Daily Caller News Foundation

The Air Force is on track to hit its annual recruitment goal three months early, Chief Master Sgt. Frank Rawls, the chief recruiter for the branch, told Military.com on Tuesday.

Although budget woes caused the Air Force to slightly revise down their recruitment goals for this year, the branch is still projected to meet their target of 29,950 new active-duty airmen by the end of June, three months ahead of schedule, Rawls told Military.com. Other service branches — including the U.S. Army — have also seen an upswing in recruitment after struggling to find new blood as former President Joe Biden’s administration’s left-wing policies dissuaded potential recruits from joining up during his tenure.

Rawls told Military.com that the service is currently “96%” of the way to its recruitment goal.

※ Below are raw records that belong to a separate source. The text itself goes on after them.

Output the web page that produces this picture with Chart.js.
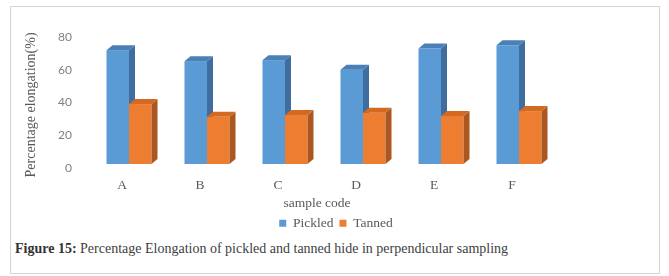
<!DOCTYPE html>
<html><head><meta charset="utf-8">
<script src="https://cdn.jsdelivr.net/npm/chart.js@4/dist/chart.umd.min.js"></script>
<style>
html,body{margin:0;padding:0;background:#fff;width:669px;height:276px;overflow:hidden}
#frame{position:absolute;left:10px;top:6px;width:650px;height:268px;border:1px solid #d4d4d4;box-sizing:border-box}
#wrap{position:absolute;left:0;top:0;width:669px;height:240px}
#caption{position:absolute;left:15px;top:241px;font-family:"Liberation Serif",serif;font-size:14px;line-height:15px;color:#404040;white-space:nowrap}
#caption b{color:#333}
</style></head><body>
<div id="frame"></div>
<div id="wrap"><canvas id="c" width="669" height="240"></canvas></div>
<div id="caption"><b>Figure 15:</b> Percentage Elongation of pickled and tanned hide in perpendicular sampling</div>
<script>
const categories = ['A', 'B', 'C', 'D', 'E', 'F'];
const pickled = [69.5, 62.8, 63.4, 57.6, 70.5, 72.5];
const tanned = [36.6, 28.8, 29.9, 31.3, 29.3, 32.3];
const seriesNames = ['Pickled', 'Tanned'];
const yTickStep = 20;
const yMax = 80;

// 3D projection of the bars (front plane set back from the axis plane)
const shift = {x: 7, y: -4};
const depth = {x: 6, y: -5};
const faces = [
  {front: '#5B9BD5', side: '#3F6D9D', top: '#4A7FB8'},
  {front: '#ED7D31', side: '#AB5820', top: '#D46A22'}
];

const bar3d = {
  id: 'bar3d',
  beforeDatasetDraw() { return false; },
  afterDatasetsDraw(chart) {
    const ctx = chart.ctx;
    const metas = chart.data.datasets.map((d, i) => chart.getDatasetMeta(i));
    ctx.save();
    for (let i = 0; i < categories.length; i++) {
      metas.forEach((m, di) => {
        const el = m.data[i];
        const p = el.getProps(['x', 'y', 'base', 'width'], true);
        const x0 = p.x - p.width / 2 + shift.x, x1 = p.x + p.width / 2 + shift.x;
        const yt = p.y + shift.y, yb = p.base + shift.y;
        const f = faces[di];
        ctx.fillStyle = f.front;
        ctx.fillRect(x0, yt, x1 - x0, yb - yt);
        ctx.fillStyle = f.side;
        ctx.beginPath();
        ctx.moveTo(x1, yt); ctx.lineTo(x1 + depth.x, yt + depth.y);
        ctx.lineTo(x1 + depth.x, yb + depth.y); ctx.lineTo(x1, yb);
        ctx.closePath(); ctx.fill();
        ctx.fillStyle = f.top;
        ctx.beginPath();
        ctx.moveTo(x0, yt); ctx.lineTo(x0 + depth.x, yt + depth.y);
        ctx.lineTo(x1 + depth.x, yt + depth.y); ctx.lineTo(x1, yt);
        ctx.closePath(); ctx.fill();
      });
    }
    ctx.restore();
  }
};

const serif = 'Liberation Serif';
new Chart(document.getElementById('c'), {
  type: 'bar',
  data: {
    labels: categories,
    datasets: [
      {label: seriesNames[0], data: pickled, backgroundColor: faces[0].front, borderWidth: 0,
       categoryPercentage: 0.577, barPercentage: 1},
      {label: seriesNames[1], data: tanned, backgroundColor: faces[1].front, borderWidth: 0,
       categoryPercentage: 0.577, barPercentage: 1}
    ]
  },
  options: {
    responsive: false,
    animation: false,
    devicePixelRatio: 1,
    layout: {padding: {left: 22.6, right: 19.6, top: 37, bottom: 0}},
    plugins: {
      tooltip: {enabled: false},
      legend: {
        position: 'bottom',
        labels: {boxWidth: 7, boxHeight: 7, padding: 6, color: '#595959',
                 font: {family: serif, size: 13.5}}
      }
    },
    scales: {
      x: {
        grid: {display: false, drawTicks: false},
        border: {display: false},
        ticks: {color: '#595959', padding: 4, font: {family: serif, size: 13.5}},
        title: {display: true, text: 'sample code', color: '#595959',
                font: {family: serif, size: 13.5}, padding: {top: 0, bottom: -1}},
        afterFit(s) { s.height = 37.6; }
      },
      y: {
        min: -3, max: yMax,
        grid: {display: false, drawTicks: false},
        border: {display: false},
        ticks: {stepSize: yTickStep, includeBounds: false, padding: 11, color: '#808080',
                font: {family: 'Lato', size: 12}},
        title: {display: true, text: 'Percentage elongation(%)', color: '#595959',
                font: {family: serif, size: 14}, padding: 0},
        afterFit(s) { s.width = 60.4; }
      },
      y2: {
        type: 'linear', position: 'right',
        grid: {display: false, drawTicks: false},
        border: {display: false},
        ticks: {display: false},
        afterFit(s) { s.width = 98.4; }
      }
    }
  },
  plugins: [bar3d]
});
</script>
</body></html>
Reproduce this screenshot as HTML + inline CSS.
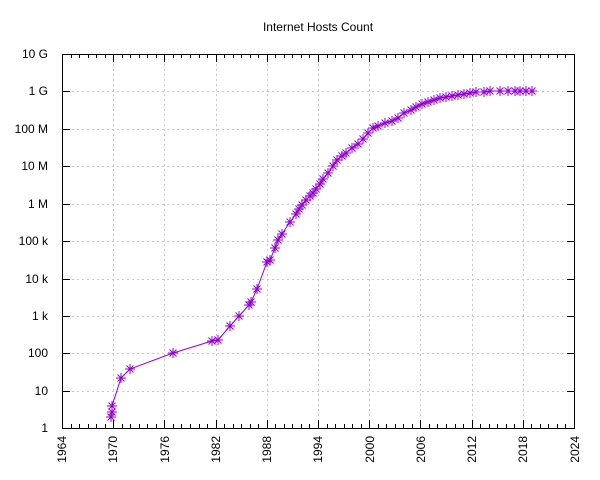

The Air Force is still projected to surpass its original, more ambitious goal of 32,500 airmen for this fiscal year, but the force lowered the goal to its current level due to constraints from the budget reconciliation process in Congress.

“We suffered a recruiting setback due to the yearlong continuing resolution and subsequent reduction of nearly half a billion dollars in our military personnel account,” Air Force Chief of Staff Gen. David Allvin said during a June 5 House hearing. “This will result in our inability to fund the recruitment of 3,000 Americans who want to join our Air Force.”

Defense Secretary Pete Hegseth has pursued a major culture shift at the Pentagon, an initiative he has credited as a key reason for the uptick in recruitment numbers among the armed forces.

The Air Force missed its recruiting targets in 2023 for the first time since the 1990s, according to Military.com. Some outlets, including Military.com, attributed the decline due to the COVID-19 pandemic despite Biden declaring the pandemic over in September 2022.

“We continue to bring in folks that historically would have been shut out of the Air Force and they would have walked right over to the Navy office, or the Army office, or the Marines,” Rawls told Military.com. “So, aligning our policies with the other services continues to pay big dividends for us because this is meeting society where society is.”

The Air Force did not respond to the Daily Caller News Foundation’s request for comment.